I would love to say the diving was the best I’d ever experienced, but alas, it was not. Lizard is known on a global scale for its diving opps—turtles, rays, sharks of all varieties abound—but that’s if you venture to the Outer Reef, which takes a full day getting there and back. We didn’t have the time, so we dove on the deserted side of the island. Plus, the residue from the cyclone meant that the visibility was OK at best, so there wasn’t so much as seeing 20 feet ahead of you. The fish were few and far between, and the limited types I did spot were old hat.

But there comes a point in every young diver’s life where she must learn to appreciate the small things, and that’s where this dive came in. The reef off of Lizard is very much alive (you hear all those rumors of coral bleaching and reef shrinkage; well, not here, my friends!), and I have never seen so much interesting macro life as I did that one dive.**

And I did encounter Nemo and his anenome anemone (in Australia of all places! where he actually lives!). (That movie forever ruined my ability to properly pronounce “anemone” or spell it without spell check, for that matter.)

After my dive, I was dropped off at this amazingly pristine private beach, which I had all to myself, as I waited for the rest of my group to arrive for an afternoon snorkel trip.

I could have easily spent the rest of the day there lounging in complete seclusion. But my alone time was cut short when the shuttle full of my journalist companions and others staying at the resort showed up, and it was time to go back out on the open water. I’m such a diving snob and am usually quick to turn down snorkel trips. Snorkeling is comparable to seeing a postcard of a place, while diving is like actually going there. But again, I was proven wrong, as Horseshoe Bay, where we went to snorkel, was full of…

Giant! Clams! There were hundred of them, ranging in all size (from just a foot wide to the length of my whole body, and for once I am not exaggerating!) and color—purple, green, blue, yellow. It was truly a spectacular amazing sight.

Apparently, you can stick your hand in there, too, as their muscles aren’t big enough to clamp all the way together. Still, I wasn’t brave enough to try…perhaps next trip?

For more (better quality) photos of Lizard Island, visit photog Lori Barbely’s site (I was with my point-and-shoot and not my DSLR, unfortunately).

  • January 27, 2009

    I am deathly afraid of anything and everything underwater.

  • January 27, 2009

    these photos are amazing – thanks for sharing. and you are rocking the wet suit, if i do say so myself! i don’t think i’d have the guts to post that of me on my blog.

  • January 27, 2009

    The jellies generally hang out by the coast, and not by the islands in the GBR. That’s why I decided to get out of Port Douglas and Cairns, as we were confined to the netted areas of the beach. Not fun to snorkel or dive with a net in the vicinity!

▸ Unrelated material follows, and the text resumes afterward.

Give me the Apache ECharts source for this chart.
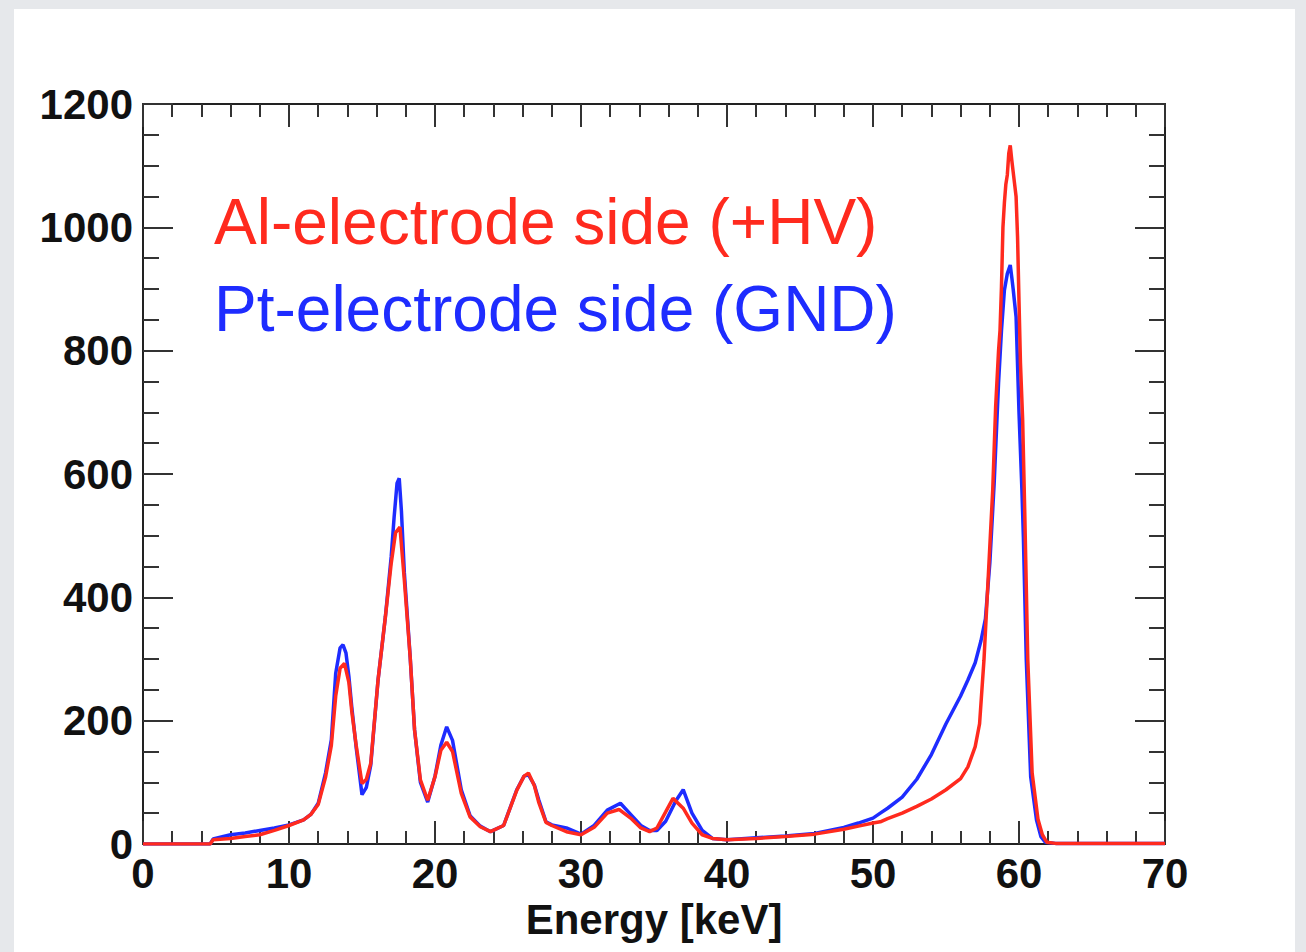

    Loved the pics of the giant clams – I’ve never seen one before.

  • January 27, 2009

    Aw, thanks for the love 🙂 The clams were so cool! I think you need to boost the black in Lightroom. And try loading the images onto Flickr and linking from there (that’s what I do). I know Blogger kills color on photo uploads, I wondering if Wordpress might be doing the same?

  • January 27, 2009

    I want to know how you got such sweet shots with a point-and-shoot!

  • January 27, 2009

    When I was little I wanted to be an oceanographer because I love sea life – reading your post just now is the closest I have come.

  • January 27, 2009

    That sounds awesome but I think I’m too chicken to go diving! I’ve never even been snorkeling

  • January 27, 2009

    Wow, wow, wow. As someone who only gets TRAINED to dive and never actually, you know, dives, I am consumed by jealousy at the moment.

    The giant clams! It’s sort of like seeing a miniature giraffe.

  • January 28, 2009

    Those are still some beautiful photos though, even if wordpress sucked some of their colour out! That sounds like a really wonderful island to visit!

  • January 28, 2009

    I like the underwater photos. although the thought of diving makes me hyperventilate. I like floating around on top or just watching from the beach

  • January 28, 2009

    okay…yes, the picture are lovely..

    but can we talk for a moment about your bikini???? i LOVE LOVE LOVE it. 🙂

  • January 28, 2009

    Ali, it’s J. Crew. OBVS (right?). And that’s one of my biggest fears related to scuba. WETSUIT OF HORRORS. Not that you look horrible, but ya know, paranoia!

  • January 28, 2009

    Yeah, the pictures are still gorgeous. My favorite however is the one on land – I would do anything for that pristine beach right now. Lucky you, island hopping around paradise.

  • January 28, 2009

    Love the photos! I am imagining myself on a private beach right now!

    Serenity now!

  • January 28, 2009

    Seriously, that wet suit=hawt!

  • January 29, 2009

    I hear you about anemones, spelling wise. And I, too, am a huge giant clam fan, with all that awesome iridescence.

    I’m gonna call you soon as I am catching a flight outta the US tonite…

  • January 30, 2009

    private beach = you are teh lucky. And the pictures are so neat! I’m going to live through you because I don’t scuba or snorkel.

  • January 29, 2010

    Not only are the pictures great, but so is the post! I really appreciate your take on the Great Barrier Reef. I am glad to hear about the bleaching in the area not being an issue. I have often heard about how bad the reef is becoming, so thanks for picture proof! Thanks again for sharing it.